Let me put some figures to all this.  About 50% of my Peer to Peer pot is currently in Ratesetter where I am earning around 5.9%.  This is reasonably protected from any bad debt.   25% of my money is in Funding Circle where I am currently earning 7.9%.  This was 8.3% until recently, when two more loans defaulted.  Funding Circle estimate, based on their statistics, I should be earning 8.7%.  I‘ve actually lost £450 with (so far) only £36 recovered.  I should add my loans are highly diversified and I now never put more than £60 into an individual loan.

Onwards and Upwards with Asset-based Loans?

Where is the other 25% of my lending?  Well, I'm gradually (and cautiously!) moving more money into five of the newer, asset-secured platforms:

  • Ablrate
  • Assetz Capital 
  • Funding Secure 
  • Money Thing  
  • Saving Stream  
These pay between 10 and 14% (with no fees) with the loan being secured against property, land or other tangible assets.  The pie chart illustrates the current state of my investments. With these platforms, a reasonable amount of micro-management is required as you need to select each loan and each platform is different in the way it works.

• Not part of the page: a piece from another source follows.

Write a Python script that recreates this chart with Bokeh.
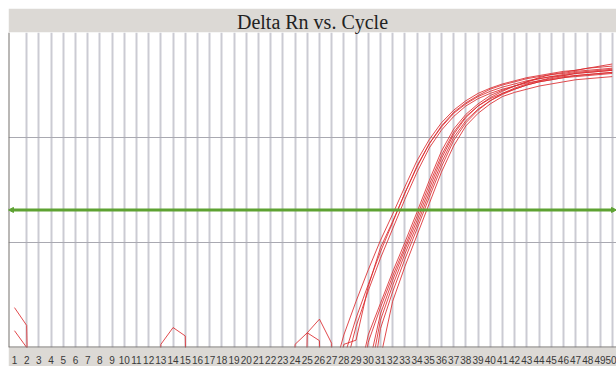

Generally there are not enough loans available on these platforms to satisfy the demand so you need to bid for new loans as soon as they appear.  Interest rates are fixed, so the auction is much simpler than Funding Circle, you simple decide how much you want to bid for.  Note some sites have a secondary market where you can buy existing loans but, in practice, these offers are like fireflies, they disappear in the blink of an eye!

Incidentally, If you Google (or Bing) 'UK Asset based Peer to Peer Lending', you won’t find much impartial information.  Wiki is sadly lacking in information about UK Asset-based lending; which is one reason why I started this blog.  So more on Asset-based P2P lending in future posts!